Inicia-se uma luta trágica, dramática em que Damaris força a cadela a permanecer. Permanecer por perto, o que significa permanecer perdendo a sua identidade, liberdade e, no final, a sua vida.

“Não a perdia de vista: se se afastava, chamava-a para a obrigar a voltar para o seu lado; e amarrava-a todas as noites, quando ia à aldeia ou se, por estar ocupada, não podia prestar-lhe atenção”.

“(…) enlaçou-a pelo pescoço com o mesmo nó que usava para amarrar a canoa, atou-a a uma das colunas do telheiro, sentou-se ao seu lado e esperou pacientemente que a cadela tentasse sair”

– “ Isso é um nó corrediço: vais enforcá-la”.

Não foi aqui que a morte apareceu, será mais à frente. Este foi simplesmente o anúncio do final. Não há escapatória, porque Chirli não pode escapar à força da retaliação e da raiva da independência.

Será uma questão de tempo, após múltiplas fugas, uma após outra, em que Damaris vai aumentando a submissão e o desespero por não entender que o gesto da independência é natural em todos os seres vivos e tem de ocorrer custe o que custar. Até se custar a vida.

“Deixou-lhe de fazer festas, de lhe separar os melhores restos, de lhe dar atenção quando abanava o rabo, de se despedir dela à noite e até de acender a luz do telheiro”

Damaris fica encarquilhada na sua tristeza, raiva. “Sentia que a vida era como o canal e que lhe tinha calhado ter de o atravessar com os pés enterrados na lama e a água pela cintura, completamente sozinha, num corpo que não lhe dava filhos e só servia para partir coisas”.

O golpe final foi quando, após mais uma das fugas,  Chirli a cadela, aparece prenhe e apresenta ainda mais uma capacidade do que ela…até uma cadela pode ser mais capaz em gerar vida do que Damaris mulher seca.

“ A cadela esforçava-se por estar sempre ali e segui-la da cabana para o telheiro, do telheiro para o tanque e do tanque para a cabana”. 

Mas nem a fusionalidade domesticada servia para recuperar o laço que Damaris virá quebrado pela cadela com a sua conquista da independência. O corte tinha sido radical e irreversível. Estava em curso o fim.
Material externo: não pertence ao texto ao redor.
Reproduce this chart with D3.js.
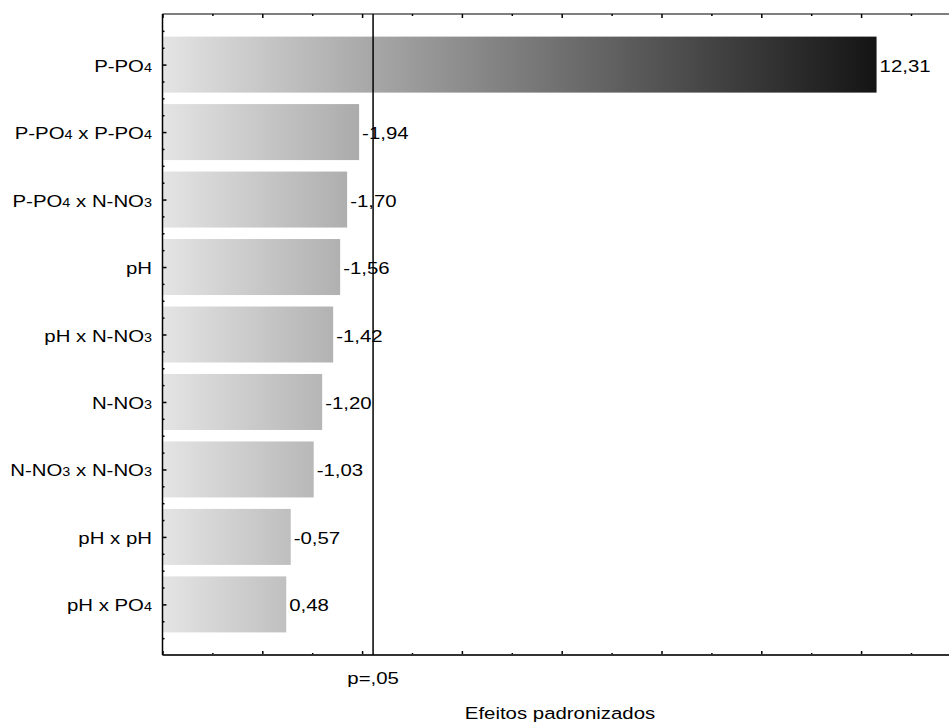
<!DOCTYPE html>
<meta charset="utf-8">
<html>
  <head>
    <script src="https://d3js.org/d3.v7.min.js"></script>
    <style>
      body { margin: 0; background: #fff; }
      text { font-family: "Liberation Sans", Arial, sans-serif; fill: #000; }
    </style>
  </head>
  <body>
    <div id="chart"></div>

    <script type="text/javascript">
      // effects (Pareto chart), top to bottom
      var factors = ["P-PO4", "P-PO4 x P-PO4", "P-PO4 x N-NO3", "pH", "pH x N-NO3",
                     "N-NO3", "N-NO3 x N-NO3", "pH x pH", "pH x PO4"];
      var effects = [12.31, -1.94, -1.70, -1.56, -1.42, -1.20, -1.03, -0.57, 0.48];
      var pCritical = 2.22;
      var pLabel = "p=,05";
      var xTitle = "Efeitos padronizados";

      var width = 949,
          height = 724,
          plotTop = 14,
          plotBottom = 655,
          fontSize = 17,
          subSize = 12,
          stretch = 1.2; // text in the original is wider than it is tall

      var x = d3.scaleLinear().domain([-2, 14]).range([162.5, 162.5 + 16 * 49.9]);
      var y = d3.scaleLinear().domain([-0.75, factors.length - 0.25]).range([plotTop, plotBottom]);

      var fmt = d3.formatLocale({ decimal: ",", thousands: ".", grouping: [3], currency: ["", ""], minus: "-" }).format(".2f");

      var svg = d3.select("#chart").append("svg")
          .attr("width", width)
          .attr("height", height);

      var grad = svg.append("defs").append("linearGradient")
          .attr("id", "barGrad")
          .attr("gradientUnits", "userSpaceOnUse")
          .attr("x1", x(-2)).attr("x2", x(d3.max(effects, Math.abs)))
          .attr("y1", 0).attr("y2", 0);
      grad.append("stop").attr("offset", "0%").attr("stop-color", "#e4e4e4");
      grad.append("stop").attr("offset", "100%").attr("stop-color", "#141414");

      var half = 0.415;

      svg.selectAll(".bar")
          .data(effects)
          .enter().append("rect")
            .attr("class", "bar")
            .attr("x", x(-2))
            .attr("y", function(d, i) { return y(i - half); })
            .attr("width", function(d) { return x(Math.abs(d)) - x(-2); })
            .attr("height", function(d, i) { return y(i + half) - y(i - half); })
            .style("fill", "url(#barGrad)");

      // category labels with subscript digits
      var labels = svg.selectAll(".catLabel")
          .data(factors)
          .enter().append("text")
            .attr("class", "catLabel")
            .attr("text-anchor", "end")
            .style("font-size", fontSize + "px")
            .attr("transform", function(d, i) { return "translate(152," + (y(i) + 7) + ") scale(" + stretch + ",1)"; });

      labels.each(function(d) {
        var t = d3.select(this);
        d.split(/(\d)/).forEach(function(part) {
          if (part === "") return;
          t.append("tspan")
            .style("font-size", (/^\d$/.test(part) ? subSize : fontSize) + "px")
            .text(part);
        });
      });

      // value labels
      svg.selectAll(".valLabel")
          .data(effects)
          .enter().append("text")
            .attr("class", "valLabel")
            .style("font-size", fontSize + "px")
            .attr("transform", function(d, i) { return "translate(" + (x(Math.abs(d)) + 3) + "," + (y(i) + 7) + ") scale(" + stretch + ",1)"; })
            .text(function(d) { return fmt(d); });

      // axes
      var majorX = d3.range(-2, 15, 2),
          minorX = d3.range(-1, 15, 2);

      function ticks(g) {
        g.select(".domain").remove();
        g.selectAll(".tick text").remove();
        g.selectAll(".tick line").style("stroke", "#000").style("stroke-width", "1.5px");
      }

      svg.append("g").attr("transform", "translate(0," + plotBottom + ")")
          .call(d3.axisBottom(x).tickValues(majorX).tickSize(-4).tickFormat("")).call(ticks);
      svg.append("g").attr("transform", "translate(0," + plotBottom + ")")
          .call(d3.axisBottom(x).tickValues(minorX).tickSize(-2).tickFormat("")).call(ticks);
      svg.append("g").attr("transform", "translate(0," + plotTop + ")")
          .call(d3.axisTop(x).tickValues(majorX).tickSize(-4).tickFormat("")).call(ticks);
      svg.append("g").attr("transform", "translate(0," + plotTop + ")")
          .call(d3.axisTop(x).tickValues(minorX).tickSize(-2).tickFormat("")).call(ticks);

      var majorY = d3.range(0, factors.length),
          minorY = d3.range(-0.5, factors.length - 0.25, 0.25).filter(function(v) { return v % 1 !== 0; });

      svg.append("g").attr("transform", "translate(" + x(-2) + ",0)")
          .call(d3.axisRight(y).tickValues(majorY).tickSize(4).tickFormat("")).call(ticks);
      svg.append("g").attr("transform", "translate(" + x(-2) + ",0)")
          .call(d3.axisRight(y).tickValues(minorY).tickSize(2).tickFormat("")).call(ticks);

      // frame lines
      svg.append("line")
          .attr("x1", x(-2)).attr("x2", width).attr("y1", plotTop).attr("y2", plotTop)
          .style("stroke", "#000").style("stroke-width", "1.2px");
      svg.append("line")
          .attr("x1", x(-2)).attr("x2", width).attr("y1", plotBottom).attr("y2", plotBottom)
          .style("stroke", "#333").style("stroke-width", "2px");
      svg.append("line")
          .attr("x1", x(-2)).attr("x2", x(-2)).attr("y1", plotTop).attr("y2", plotBottom)
          .style("stroke", "#000").style("stroke-width", "1.5px");

      // significance line
      svg.append("line")
          .attr("x1", x(pCritical)).attr("x2", x(pCritical)).attr("y1", plotTop).attr("y2", plotBottom)
          .style("stroke", "#000").style("stroke-width", "1.5px");

      svg.append("text")
          .attr("text-anchor", "middle")
          .style("font-size", fontSize + "px")
          .attr("transform", "translate(" + x(pCritical) + ",684) scale(" + stretch + ",1)")
          .text(pLabel);

      svg.append("text")
          .attr("text-anchor", "middle")
          .style("font-size", fontSize + "px")
          .attr("transform", "translate(560,719) scale(" + stretch + ",1)")
          .text(xTitle);
    </script>
  </body>
</html>
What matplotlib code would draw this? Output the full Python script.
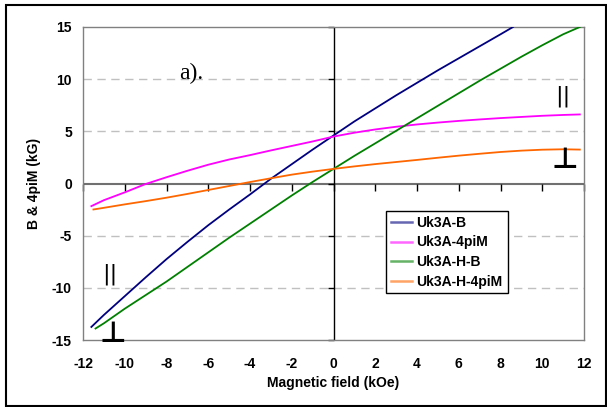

Talvez Chirli sentisse esse prenuncio, pois, depois de parir os filhos em total abandono e solidão, procurou comê-los para protegê-los da dor que viria mais à frente em ficarem sem mãe.

Damaris tentou ludibriar o destino e tentou encontrar, desesperadamente e por várias vezes, outro dono capaz para Chirli. Mas a cadela, agora não fugia. Pelo contrário regressava sempre para o desespero da dona. O desespero transformou-se em agonia insuportável quando a cadela apareceu prenhe novamente.

Golpe final.

(…) continuou a apertar e apertar, lutando com todas as suas forças enquanto a cadela se retorcia diante dos seus olhos, que pareciam não reparar no que viam e que apenas registaram as tetas inchadas do animal.”

O que restava agora era apenas “limpar os restantes armários, encerrar o soalho de madeira e lavar a roupa da cama”. Arrumar a casa.

Arrumar a casa e dialogar com a voz que lhe dizia que nenhum dos humanos que conhecia podia castigá-la como merecia.